The American economy appears to be in a cyclical recovery that is gaining strength. Firms have begun to hire and consumer spending seems to be accelerating.
.....Usually you can depend on the White House to view the economy with the most rose-tinted glasses available. But it was not until last week, after a strong employment report, that President Obama started to sound a little optimistic.
“The tough measures that we took — measures that were necessary even though sometimes they were unpopular — have broken this slide and are helping us to climb out of this recession,” he said in a speech at a factory making battery components in North Carolina.
Note, however, that he seemed to believe the country remained in recession. It is virtually certain that is not accurate, as least as will be determined by the arbiters of recession at the National Bureau of Economic Research. “The recession is over,” one of those arbiters, Jeffrey Frankel of Harvard, wrote this week.

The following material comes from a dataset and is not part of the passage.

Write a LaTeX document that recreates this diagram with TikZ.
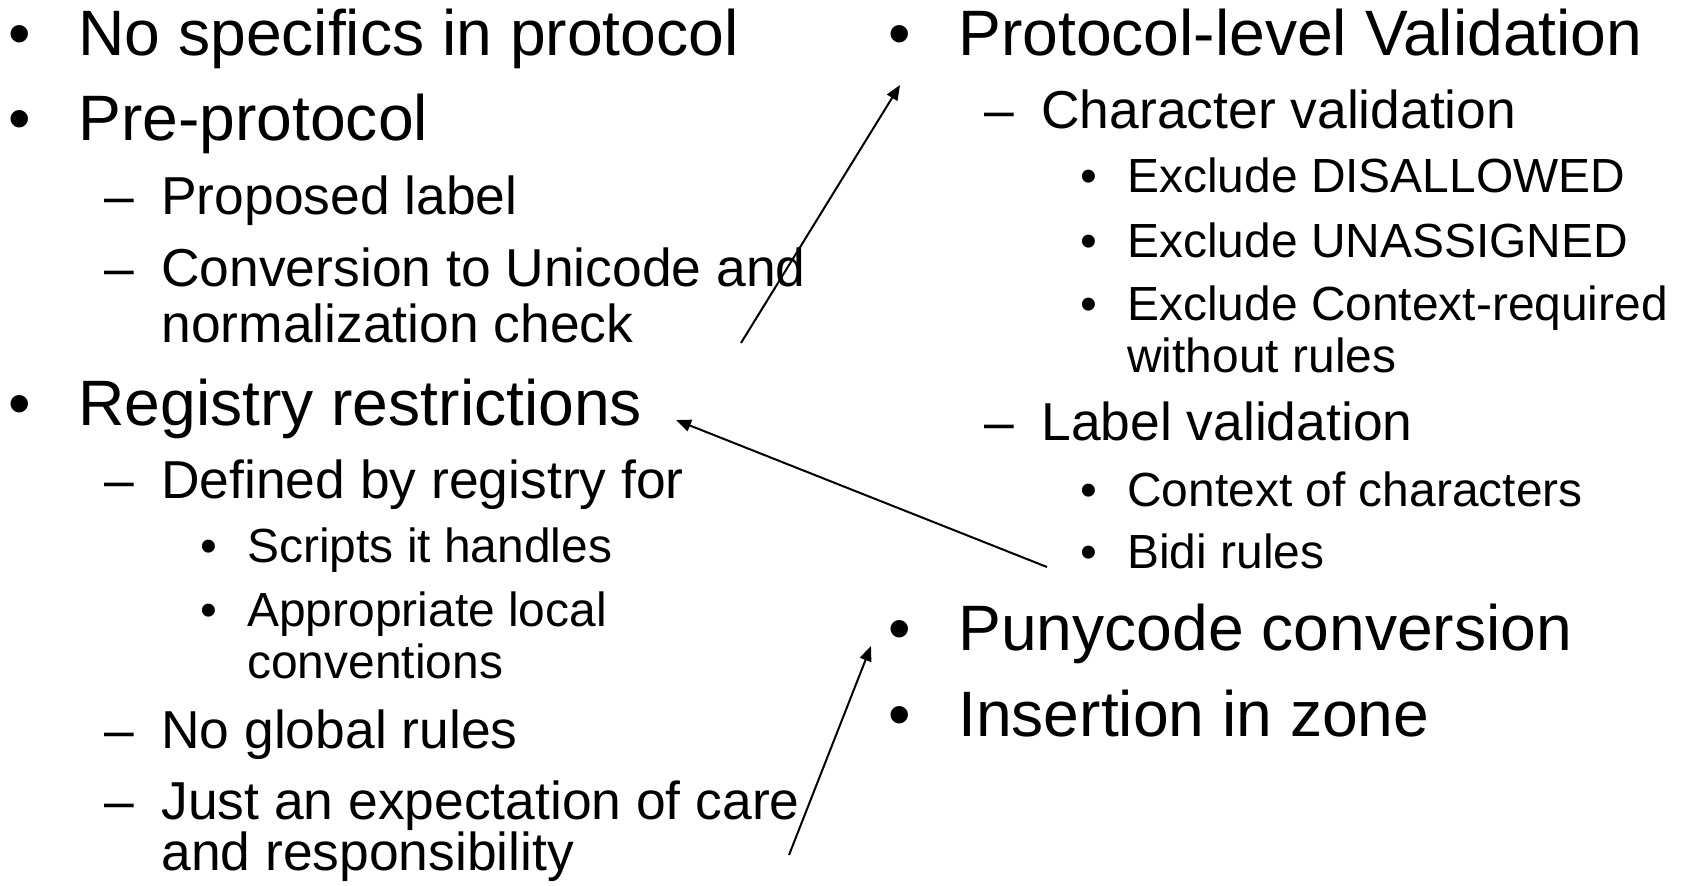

But the White House is unwilling to make that claim.
Why is good news being received with such doubt? Why is “new normal” the currently popular economic phrase, signifying that growth will be subpar for an extended period, and that the old normal is no longer something to be expected?
It is possible, of course, that I am wrong and the prevalent pessimism is correct. Many economic indicators, including Thursday’s retail sales report, are looking up, but that does not prove the recovery will be self-sustaining. There are issues relating to over-indebted consumers and local governments. The housing collapse will have an impact for some time.
But there are, I think, a number of reasons for the glum outlook that are unrelated to the actual economic data.
First, the last two recoveries, after the downturns of 1990-91 and 2001, were in fact very slow to pick up any momentum. It is easy to forget that those recessions were also remarkably shallow. If you are under 45, you probably don’t have much recollection of the last strong recovery, after the recession that ended in late 1982.
Add to that the fact that the vast majority of the seers did not see this recession coming. Remember Ben Bernanke assuring us the subprime problem was “contained”? In mid-2008, after the recession had been under way for six months, the Fed thought there would be no recession, and the most pessimistic member of its Open Market Committee thought the unemployment rate could climb to 6.1 percent by late 2009. It actually went over 10 percent.
In January of this year — after the recession had probably been over for at least a few months — the most optimistic member of the committee expected the unemployment rate to fall to 8.6 percent by late this year. The consensus was for a rate no lower than 9.5 percent.
Having been embarrassed by missing impending disaster, there is an understandable hesitation to appear foolishly optimistic again.
But even without that factor, it is normal for recessions to make people pessimistic. “Go back and read what people were saying in 1982 or 1975,” said Robert Barbera, the chief economist of ITG. “Nobody was saying, ‘Deep recession, big recovery.’ It is quite normal to expect an abnormally weak recovery. It is also normal for that expectation to be wrong.”
But if that is normal, one factor that brings optimism to some forecasts is absent this time. Both Republicans and Democrats have good reasons to be negative. Republicans are loath to give President Obama credit for anything, and no doubt grate when he points to his administration’s stimulus program as a cause of the good economic news, as he did in North Carolina.
The whole column is worth a read.


3 comments:
This is one reason I believe the stock market has more room to run
even with a modest recovery....
The GDP to employment ratio grows at a modest 3.5% rate this year
( hint: last quarter's annual rate was a Ginormous 9.68%) which takes it to 108.29. The employment level (household survey)grows to 140.138 ( we are already at
138.905). 108.29 x 140.138 = 15.175 trillion GDP. 15.175 trillion
x 7.65% ( last quarter's corporate profit rate to GDP) = 1161. 1161 x 1.20
( historical S&P500 to NIPA corporate profits after tax median)....
1393 S&P 500......
Another reason for the pessimism is because data is not always the same as reality on the ground. That's not to say it's inaccurate, but that it's not comprehensive.
For example, there's a physics concept known as hysteresis. It's when the state of a system depends not only on the current state, but the history. For example, if someone is deaf and not near a vent, it is impossible to tell the mode of an HVAC system just by looking at the thermometer and thermostat. You need to know which direction the temperature was moving.
In the case of the economy, the data is accurate, but it's also aggregate. I hypothesize economies transform during recoveries, as dying areas stay dead and growth areas lead the recovery. Looking at it in terms of hysteresis, 3% growth when an economy has been growing steadily could either be a bubble inflating or market saturation, but generally business as usual. 3% growth coming out of a deep recession could see pieces shuffling around a lot more. Pundits could tell it like it is (if they weren't pathological liars by nature), but politicians need to be more careful. I don't like "truthiness", but saying everything's groovy when people are starting over is a good way to get voted out of office, data be damned.
The Democrats are having trouble getting another stimulus bill passed. I have to wonder why we need to stimulate more government jobs. The problem is in the private sector where too much of the spending and employment was driven by asset-based lending.